Produce an exact transcription of the listing below, omitting the pictures.
** BEGIN Dataset entries **
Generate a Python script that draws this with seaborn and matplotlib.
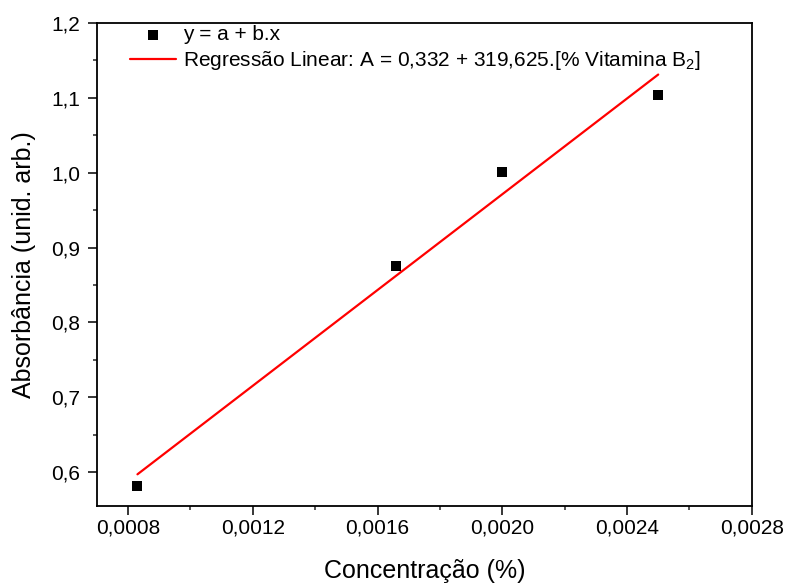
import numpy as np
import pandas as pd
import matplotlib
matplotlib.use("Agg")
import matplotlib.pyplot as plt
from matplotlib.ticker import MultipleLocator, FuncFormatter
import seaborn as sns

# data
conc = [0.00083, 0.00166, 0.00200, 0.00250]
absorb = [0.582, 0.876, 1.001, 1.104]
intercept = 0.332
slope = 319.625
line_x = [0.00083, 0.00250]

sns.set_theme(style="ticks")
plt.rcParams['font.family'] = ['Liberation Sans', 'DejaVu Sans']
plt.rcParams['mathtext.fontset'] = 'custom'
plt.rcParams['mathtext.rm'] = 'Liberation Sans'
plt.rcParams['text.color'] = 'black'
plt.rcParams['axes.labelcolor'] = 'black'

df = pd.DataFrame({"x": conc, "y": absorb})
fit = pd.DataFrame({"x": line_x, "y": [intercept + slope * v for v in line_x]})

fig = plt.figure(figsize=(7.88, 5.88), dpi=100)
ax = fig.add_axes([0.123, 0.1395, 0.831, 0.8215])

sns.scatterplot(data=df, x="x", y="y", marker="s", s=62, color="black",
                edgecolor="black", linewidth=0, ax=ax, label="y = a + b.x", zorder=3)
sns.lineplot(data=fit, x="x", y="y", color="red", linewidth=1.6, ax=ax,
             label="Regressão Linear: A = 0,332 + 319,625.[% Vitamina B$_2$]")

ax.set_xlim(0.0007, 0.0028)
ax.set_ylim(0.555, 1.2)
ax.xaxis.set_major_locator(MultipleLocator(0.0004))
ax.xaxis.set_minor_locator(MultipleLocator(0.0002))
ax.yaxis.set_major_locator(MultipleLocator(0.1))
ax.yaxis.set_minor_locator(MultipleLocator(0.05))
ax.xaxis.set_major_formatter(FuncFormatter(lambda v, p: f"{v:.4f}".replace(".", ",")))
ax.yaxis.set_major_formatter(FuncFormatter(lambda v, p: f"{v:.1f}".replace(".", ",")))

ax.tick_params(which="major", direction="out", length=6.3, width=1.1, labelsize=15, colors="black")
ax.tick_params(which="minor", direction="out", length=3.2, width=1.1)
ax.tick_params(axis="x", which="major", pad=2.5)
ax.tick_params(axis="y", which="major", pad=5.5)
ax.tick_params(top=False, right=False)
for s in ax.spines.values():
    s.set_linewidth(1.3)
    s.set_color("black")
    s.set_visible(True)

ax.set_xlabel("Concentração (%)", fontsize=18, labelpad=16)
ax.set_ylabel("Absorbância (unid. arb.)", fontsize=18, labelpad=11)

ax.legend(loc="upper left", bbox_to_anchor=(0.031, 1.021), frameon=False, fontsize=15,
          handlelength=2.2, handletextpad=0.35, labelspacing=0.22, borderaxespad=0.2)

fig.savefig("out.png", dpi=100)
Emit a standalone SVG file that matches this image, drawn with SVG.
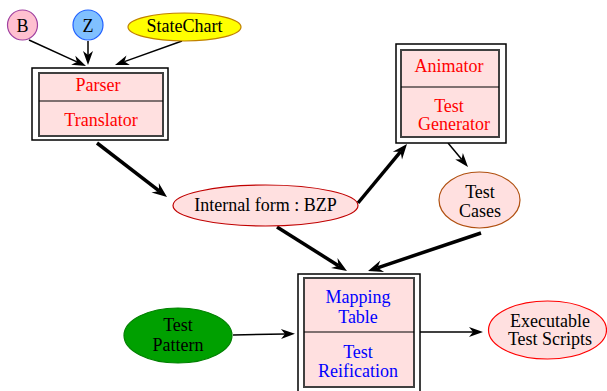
** END Dataset entries **
## Answer to the exercise
Generate a Python script that draws this with seaborn and matplotlib.
import numpy as np
import pandas as pd
import matplotlib
matplotlib.use("Agg")
import matplotlib.pyplot as plt
from matplotlib.ticker import MultipleLocator, FuncFormatter
import seaborn as sns

# data
conc = [0.00083, 0.00166, 0.00200, 0.00250]
absorb = [0.582, 0.876, 1.001, 1.104]
intercept = 0.332
slope = 319.625
line_x = [0.00083, 0.00250]

sns.set_theme(style="ticks")
plt.rcParams['font.family'] = ['Liberation Sans', 'DejaVu Sans']
plt.rcParams['mathtext.fontset'] = 'custom'
plt.rcParams['mathtext.rm'] = 'Liberation Sans'
plt.rcParams['text.color'] = 'black'
plt.rcParams['axes.labelcolor'] = 'black'

df = pd.DataFrame({"x": conc, "y": absorb})
fit = pd.DataFrame({"x": line_x, "y": [intercept + slope * v for v in line_x]})

fig = plt.figure(figsize=(7.88, 5.88), dpi=100)
ax = fig.add_axes([0.123, 0.1395, 0.831, 0.8215])

sns.scatterplot(data=df, x="x", y="y", marker="s", s=62, color="black",
                edgecolor="black", linewidth=0, ax=ax, label="y = a + b.x", zorder=3)
sns.lineplot(data=fit, x="x", y="y", color="red", linewidth=1.6, ax=ax,
             label="Regressão Linear: A = 0,332 + 319,625.[% Vitamina B$_2$]")

ax.set_xlim(0.0007, 0.0028)
ax.set_ylim(0.555, 1.2)
ax.xaxis.set_major_locator(MultipleLocator(0.0004))
ax.xaxis.set_minor_locator(MultipleLocator(0.0002))
ax.yaxis.set_major_locator(MultipleLocator(0.1))
ax.yaxis.set_minor_locator(MultipleLocator(0.05))
ax.xaxis.set_major_formatter(FuncFormatter(lambda v, p: f"{v:.4f}".replace(".", ",")))
ax.yaxis.set_major_formatter(FuncFormatter(lambda v, p: f"{v:.1f}".replace(".", ",")))

ax.tick_params(which="major", direction="out", length=6.3, width=1.1, labelsize=15, colors="black")
ax.tick_params(which="minor", direction="out", length=3.2, width=1.1)
ax.tick_params(axis="x", which="major", pad=2.5)
ax.tick_params(axis="y", which="major", pad=5.5)
ax.tick_params(top=False, right=False)
for s in ax.spines.values():
    s.set_linewidth(1.3)
    s.set_color("black")
    s.set_visible(True)

ax.set_xlabel("Concentração (%)", fontsize=18, labelpad=16)
ax.set_ylabel("Absorbância (unid. arb.)", fontsize=18, labelpad=11)

ax.legend(loc="upper left", bbox_to_anchor=(0.031, 1.021), frameon=False, fontsize=15,
          handlelength=2.2, handletextpad=0.35, labelspacing=0.22, borderaxespad=0.2)

fig.savefig("out.png", dpi=100)
Emit a standalone SVG file that matches this image, drawn with SVG.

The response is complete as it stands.